For most of us it is the first time of working in a team of this size and diversity. Most of our team are based at The Alan Turing Institute (the national institute for data science and artificial intelligence) and the British Library, which already gives you a sense of our disciplinary and professional breadth. But with our collaborators from the Universities of Cambridge, Exeter, East Anglia and London (QMUL) we number 22 members including data and computer scientists, historians, library curators, computational linguists, digital humanists, a data and content manager, a rights assurance manager, and a project manager.
We believe that the combination of different skills and knowledge can create something that is greater than the sum of those disciplinary parts. However, to collaborate meaningfully we need to confront and overcome different kinds of assumptions about how research is done, shared, and communicated.

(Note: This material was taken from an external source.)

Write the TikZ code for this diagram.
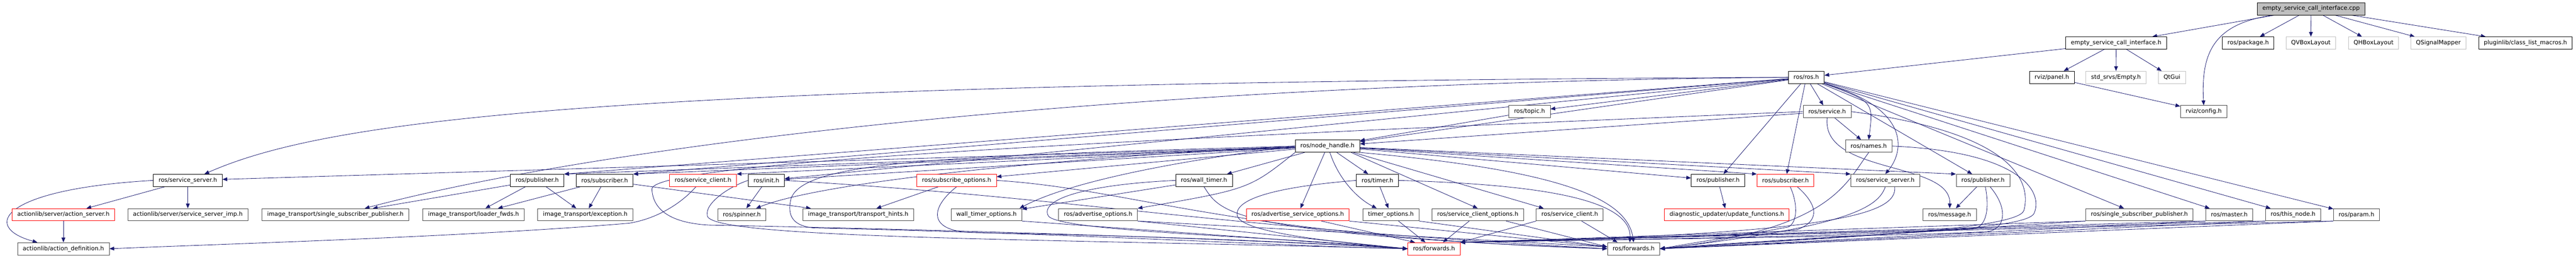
\documentclass[tikz,border=0pt]{standalone}
\usepackage{fontspec}
\setmainfont{DejaVu Sans}
\usetikzlibrary{arrows.meta}
\pgfdeclarelayer{background}
\pgfsetlayers{background,main}
\definecolor{edgeblue}{RGB}{25,25,112}
\tikzset{
  hdr/.style={draw=black, fill=white, line width=0.9pt, minimum height=26pt,
    inner xsep=11pt, inner ysep=0pt, font=\fontsize{12.4}{14}\selectfont},
  hdrdim/.style={hdr, draw=black!72},
  hdrred/.style={hdr, draw=red},
  hdrext/.style={hdr, draw=black!25},
  hdrtop/.style={hdr, fill=black!25},
  dep/.style={draw=edgeblue, line width=0.9pt, -{Triangle[length=10pt,width=8pt]}},
}
\begin{document}
\begin{tikzpicture}[x=1pt,y=-1pt]
    \useasboundingbox (0,0) rectangle (5445,581);
    % file and its direct includes
    \node[hdrtop] (cpp) at (4885,18.5) {empty\_service\_call\_interface.cpp};
    \node[hdr] (escih) at (4473,91) {empty\_service\_call\_interface.h};
    \node[hdr] (pkg) at (4752,91) {ros/package.h};
    \node[hdrext] (qvbox) at (4884.5,91) {QVBoxLayout};
    \node[hdrext] (qhbox) at (5017,91) {QHBoxLayout};
    \node[hdrext] (qsig) at (5154,91) {QSignalMapper};
    \node[hdr] (plugin) at (5338,91) {pluginlib/class\_list\_macros.h};
    \node[hdr] (rosh) at (3818,163.5) {ros/ros.h};
    \node[hdr] (panel) at (4337,163.5) {rviz/panel.h};
    \node[hdrext] (empty) at (4472.6,163.5) {std\_srvs/Empty.h};
    \node[hdrext] (qtgui) at (4591,163.5) {QtGui};
    \node[hdrdim] (topic) at (3233,236) {ros/topic.h};
    \node[hdrdim] (service) at (3862,236) {ros/service.h};
    \node[hdrdim] (config) at (4658,236) {rviz/config.h};
    \node[hdr] (nh) at (2806,309) {ros/node\_handle.h};
    \node[hdrdim] (names) at (3950,309) {ros/names.h};
    % row 5
    \node[hdr] (ssL) at (397,381.5) {ros/service\_server.h};
    \node[hdr] (pubL) at (1135.5,381.5) {ros/publisher.h};
    \node[hdr] (subL) at (1278,381.5) {ros/subscriber.h};
    \node[hdrred] (scRed) at (1486,381.5) {ros/service\_client.h};
    \node[hdr] (init) at (1620,381.5) {ros/init.h};
    \node[hdrred] (subopts) at (2022,381.5) {ros/subscribe\_options.h};
    \node[hdr] (wtimer) at (2545,381.5) {ros/wall\_timer.h};
    \node[hdr] (timer) at (2911.5,381.5) {ros/timer.h};
    \node[hdr] (pubM) at (3631.5,381.5) {ros/publisher.h};
    \node[hdrred] (subR) at (3774,381.5) {ros/subscriber.h};
    \node[hdrdim] (ssR) at (3985,381.5) {ros/service\_server.h};
    \node[hdrdim] (pubR) at (4191.5,381.5) {ros/publisher.h};
    % row 6
    \node[hdrred] (asrv) at (134,454) {actionlib/server/action\_server.h};
    \node[hdrdim] (ssimp) at (397,454) {actionlib/server/service\_server\_imp.h};
    \node[hdrdim] (itssp) at (709,454) {image\_transport/single\_subscriber\_publisher.h};
    \node[hdrdim] (ldr) at (1001,454) {image\_transport/loader\_fwds.h};
    \node[hdrdim] (exc) at (1237,454) {image\_transport/exception.h};
    \node[hdrdim] (spin) at (1568,454) {ros/spinner.h};
    \node[hdrdim] (hints) at (1814,454) {image\_transport/transport\_hints.h};
    \node[hdrdim] (wtopts) at (2085,454) {wall\_timer\_options.h};
    \node[hdrdim] (advopts) at (2321,454) {ros/advertise\_options.h};
    \node[hdrred] (advsrv) at (2743,454) {ros/advertise\_service\_options.h};
    \node[hdrdim] (topts) at (2940,454) {timer\_options.h};
    \node[hdrdim] (scopts) at (3123.5,454) {ros/service\_client\_options.h};
    \node[hdrdim] (scB) at (3318,454) {ros/service\_client.h};
    \node[hdrred] (updfn) at (3650,454) {diagnostic\_updater/update\_functions.h};
    \node[hdrdim] (msg) at (4121,454) {ros/message.h};
    \node[hdrdim] (sspub) at (4522,454) {ros/single\_subscriber\_publisher.h};
    \node[hdrdim] (master) at (4712,454) {ros/master.h};
    \node[hdrdim] (thisn) at (4847,454) {ros/this\_node.h};
    \node[hdrdim] (param) at (4981,454) {ros/param.h};
    % row 7
    \node[hdrdim] (adef) at (134,526) {actionlib/action\_definition.h};
    \node[hdrred] (fwdR) at (3031,526) {ros/forwards.h};
    \node[hdrdim] (fwdB) at (3453,526) {ros/forwards.h};

    \begin{pgfonlayer}{background}
    \draw[dep] (cpp) -- (escih);
    \draw[dep] ([xshift=-80pt]cpp.south) .. controls (4680,50) and (4652,110) .. (config.north);
    \draw[dep] (cpp) -- (pkg);
    \draw[dep] (cpp) -- (qvbox);
    \draw[dep] (cpp) -- (qhbox);
    \draw[dep] (cpp) -- (qsig);
    \draw[dep] (cpp) -- (plugin);
    \draw[dep] (escih) -- (rosh);
    \draw[dep] (escih) -- (panel);
    \draw[dep] (escih) -- (empty);
    \draw[dep] (escih) -- (qtgui);
    \draw[dep] (panel) -- (config);
    % ros/ros.h
    \draw[dep] (rosh) -- (topic);
    \draw[dep] (rosh) -- (service);
    \draw[dep] (rosh) -- (nh);
    \draw[dep] (rosh.south east) .. controls (3960,215) .. (names.north);
    \draw[dep] (rosh.south east) .. controls (4040,230) and (4025,320) .. (ssR.north);
    \draw[dep] (rosh) -- (pubR);
    \draw[dep] (rosh) -- (pubM);
    \draw[dep] (rosh) -- (subR);
    \draw[dep] (rosh) -- (sspub);
    \draw[dep] (rosh) -- (master);
    \draw[dep] (rosh) -- (thisn);
    \draw[dep] (rosh) -- (param);
    \draw[dep] (rosh) -- (init);
    \draw[dep] (rosh) -- (subL.north east);
    \draw[dep] (rosh) -- (pubL.north east);
    \draw[dep] (rosh.west) .. controls (1300,175) and (700,250) .. ([xshift=35pt]ssL.north);
    \draw[dep] (rosh.west) .. controls (2400,175) and (1300,300) .. ([xshift=62pt]itssp.north);
    % ros/service.h, ros/topic.h, ros/names.h
    \draw[dep] (service) -- (nh);
    \draw[dep] (service) -- (names);
    \draw[dep] (service.south) .. controls (3850,370) and (4125,340) .. (msg.north);
    \draw[dep] (service.east) .. controls (4250,280) and (4295,380) .. (4278,445) .. controls (4265,490) and (3800,505) .. (fwdB.east);
    \draw[dep] (service.west) .. controls (2500,290) and (1375,340) .. (1378,400) .. controls (1380,445) and (1420,472) .. (1500,476) .. controls (2300,492) and (2800,515) .. (fwdR.west);
    \draw[dep] (topic) -- (nh);
    \draw[dep] (names.east) .. controls (4260,320) and (4320,400) .. (4300,450) .. controls (4285,500) and (3700,500) .. (fwdR.north east);
    \draw[dep] (names.south) .. controls (3900,390) and (3870,485) .. (fwdB.east);
    % ros/node_handle.h
    \draw[dep] (nh) -- (ssL);
    \draw[dep] (nh) -- (pubL.north east);
    \draw[dep] (nh) -- (subL.north east);
    \draw[dep] (nh) -- (scRed.north east);
    \draw[dep] (nh) -- (init);
    \draw[dep] (nh) -- (subopts);
    \draw[dep] (nh) -- (wtimer);
    \draw[dep] (nh) -- (timer);
    \draw[dep] (nh) -- (pubM);
    \draw[dep] (nh) -- (subR.north west);
    \draw[dep] (nh) -- (ssR.north west);
    \draw[dep] (nh) -- (pubR.north west);
    \draw[dep] (nh) -- (advsrv);
    \draw[dep] ([xshift=5pt]nh.south) .. controls (2830,380) and (2870,420) .. ([xshift=-30pt]topts.north);
    \draw[dep] ([xshift=50pt]nh.south) -- (scopts.north);
    \draw[dep] ([xshift=55pt]nh.south) -- ([xshift=-55pt]scB.north);
    \draw[dep] (nh.west) .. controls (2300,330) and (1750,380) .. ([xshift=30pt]spin.north);
    \draw[dep] (nh.west) .. controls (2450,345) and (2250,390) .. ([xshift=70pt]wtopts.north);
    \draw[dep] (nh.south west) .. controls (2640,400) .. (advopts.north east);
    \draw[dep] (nh.south east) .. controls (3300,360) and (3440,420) .. (fwdB.north);
    \draw[dep] (nh.west) .. controls (2000,330) and (1700,340) .. (1672,420) .. controls (1662,460) and (1680,478) .. (1720,482) .. controls (2300,495) and (2700,520) .. (fwdR.west);
    % second level
    \draw[dep] (ssL) -- (asrv);
    \draw[dep] (ssL) -- (ssimp);
    \draw[dep] (ssL.west) .. controls (0,400) and (-40,480) .. ([xshift=-55pt]adef.north);
    \draw[dep] (asrv) -- (adef);
    \draw[dep] (pubL) -- (itssp);
    \draw[dep] (pubL) -- (ldr);
    \draw[dep] (pubL) -- (exc);
    \draw[dep] (subL) -- (ldr);
    \draw[dep] (subL) -- (exc);
    \draw[dep] ([yshift=-8pt]subL.east) -- ([xshift=-100pt]hints.north);
    \draw[dep] ([xshift=-15pt]scRed.south) .. controls (1440,430) and (1390,462) .. (1330,472) .. controls (1000,500) and (500,515) .. (adef.east);
    \draw[dep] (init) -- (spin);
    \draw[dep] (init.west) .. controls (1540,395) and (1490,430) .. (1495,455) .. controls (1490,505) and (2200,505) .. (fwdR.west);
    \draw[dep] (init.east) .. controls (2300,420) and (2550,480) .. (fwdB.west);
    \draw[dep] (subopts) -- (hints);
    \draw[dep] (subopts.south) .. controls (1965,440) and (1960,490) .. (2060,492) .. controls (2500,500) and (2800,515) .. (fwdR.west);
    \draw[dep] (subopts.east) .. controls (2400,400) and (2600,500) .. (fwdB.west);
    \draw[dep] (wtimer) -- (wtopts);
    \draw[dep] (wtimer.west) .. controls (2300,390) and (2200,420) .. (2215,455) .. controls (2225,490) and (2700,500) .. (fwdR.west);
    \draw[dep] (wtimer.south) .. controls (2580,450) and (2600,495) .. (fwdB.west);
    \draw[dep] (timer) -- (topts);
    \draw[dep] (timer.west) .. controls (2700,395) and (2610,420) .. (2615,455) .. controls (2620,490) and (2800,510) .. (fwdR.west);
    \draw[dep] (timer.east) .. controls (3250,390) and (3450,420) .. ([xshift=-8pt]fwdB.north);
    \draw[dep] (pubM) -- (updfn);
    \draw[dep] ([xshift=10pt]subR.south) .. controls (3800,430) and (3800,470) .. (3780,480) .. controls (3700,495) and (3600,510) .. (fwdB.east);
    \draw[dep] ([xshift=25pt]subR.south) .. controls (3850,440) and (3840,470) .. (3800,485) .. controls (3700,500) and (3300,505) .. (fwdR.north east);
    \draw[dep] (ssR.south) .. controls (3970,440) and (3900,480) .. (fwdB.east);
    \draw[dep] ([xshift=20pt]ssR.south) .. controls (4010,450) and (3900,495) .. (fwdR.north east);
    \draw[dep] (pubR) -- (msg);
    \draw[dep] ([xshift=5pt]pubR.south) .. controls (4205,440) and (4200,480) .. (4170,484) .. controls (4000,495) and (3700,510) .. (fwdB.east);
    \draw[dep] ([xshift=15pt]pubR.south) .. controls (4245,440) and (4240,485) .. (4200,490) .. controls (4000,500) and (3500,505) .. (fwdR.north east);
    % into ros/forwards.h
    \draw[dep] (wtopts.south east) -- (fwdR.west);
    \draw[dep] (advopts.south east) -- (fwdR.west);
    \draw[dep] (advopts.south east) -- ([yshift=4pt]fwdB.west);
    \draw[dep] ([xshift=50pt]advsrv.south) -- ([xshift=-40pt]fwdR.north);
    \draw[dep] (advsrv.south east) -- ([yshift=4pt]fwdB.west);
    \draw[dep] ([xshift=16pt]topts.south) -- ([xshift=-18pt]fwdR.north);
    \draw[dep] (topts.south east) -- ([yshift=4pt]fwdB.west);
    \draw[dep] ([xshift=-18pt]scopts.south) -- ([xshift=19pt]fwdR.north);
    \draw[dep] ([xshift=60pt]scopts.south) -- ([yshift=4pt]fwdB.west);
    \draw[dep] (scB.south west) -- (fwdR.north east);
    \draw[dep] ([xshift=25pt]scB.south) -- ([xshift=-34pt]fwdB.north);
    \draw[dep] (sspub.south west) -- (fwdB.east);
    \draw[dep] (sspub.south west) -- (fwdR.north east);
    \draw[dep] (master.south west) -- (fwdB.east);
    \draw[dep] (master.south west) -- (fwdR.north east);
    \draw[dep] (thisn.south west) -- (fwdB.east);
    \draw[dep] (thisn.south west) -- (fwdR.north east);
    \draw[dep] (param.south west) -- (fwdB.east);
    \draw[dep] (param.south west) -- (fwdR.north east);
    \end{pgfonlayer}
\end{tikzpicture}
\end{document}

We have our own disciplinary languages that might mean very little to people from other fields. Some of the team have never collaborated or co-authored before. Others have never worked with historical sources or delivered large software projects. There will be lots of new experiences and encounters for everyone on the team.
So what do we mean by ‘radical collaboration’? From the outset the Living with Machines project has been specifically structured to ensure cross-disciplinary contributions at every stage, from the development of the intellectual question, to the design of the project and effective delivery. The ‘Labs’ formed around research questions are designed to encourage close interaction between disciplines, and public participation and outreach will be integrated into research deliverables rather than coming at the end.
In this series of blog posts we want to share some of the ways we are trying to create a shared research culture. These include writing a Project Charter that lays out our shared values, and forming Labs around key research interests that seek to combine different sets of skills and knowledge. One of the key values for our collaboration is that we want to share the lessons we are learning so that others can benefit from our experiences, both the good and the bad. We are dedicated to sharing both the things that work, and the things that don’t, and how we have managed to move past them.
We look forward to sharing this journey with you.